With DOOM Eternal just around the corner, now seems like an ideal moment to step back in history, to the time when DOOM was a pseudo-3D game, populated by 2D sprites. Made by the legendary John Romero – the level designer for the original DOOM – SIGIL adds a new episode of 9 levels set just after the official end of DOOM and the start of DOOM 2.
Romero’s flair for level design is well in evidence. Levels are varied, huge, and have quite a few twists. One level, for example, is filled with invisible teleporters. One moment you’ll be walking on a narrow bridge, the next you’ll be teleported to a new location filled with foes, and when you take a step you’ll suddenly find yourself back on the bridge again.
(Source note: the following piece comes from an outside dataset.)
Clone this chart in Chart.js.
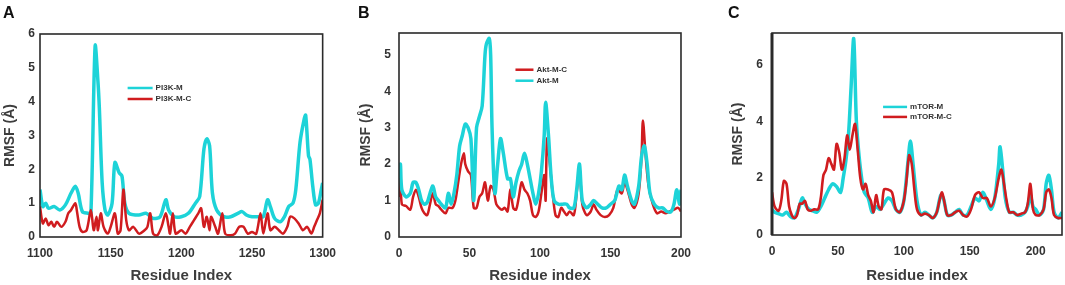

Another level sees you walking along the narrow edge of a lava-filled ravine. Having thus robbed you of most of your mobility, it then proceeds to chuck at you numerous Imps and Cacodemons (large, floaty monsters capable of soaking up a ton of damage).
As the above indicates, this is not a game you play. It’s a game you beat, because it’s doing its level best to beat you. Even on normal difficulty, veterans of DOOM will be in for quite a challenge. Forget any notions about playing fair. This is a game which will quite happily box you into a narrow corridor where you can’t manoeuver, then open a secret passage right beside (and just out of your line-of-sight) with a Baron of Hell in it – one of the toughest monsters in the game. If you’re lucky, you might just survive long enough to see where the ambush came from before having to start the level again. If you somehow manage to reach the end of a level – usually drained of health, ammo and armour – you’ll be faced with at least one Baron of Hell, resulting in more than one undignified sprint to the exit. Oh, and the final level throws all this at you, plus the dreaded Cyberdemon and Spiderdemon.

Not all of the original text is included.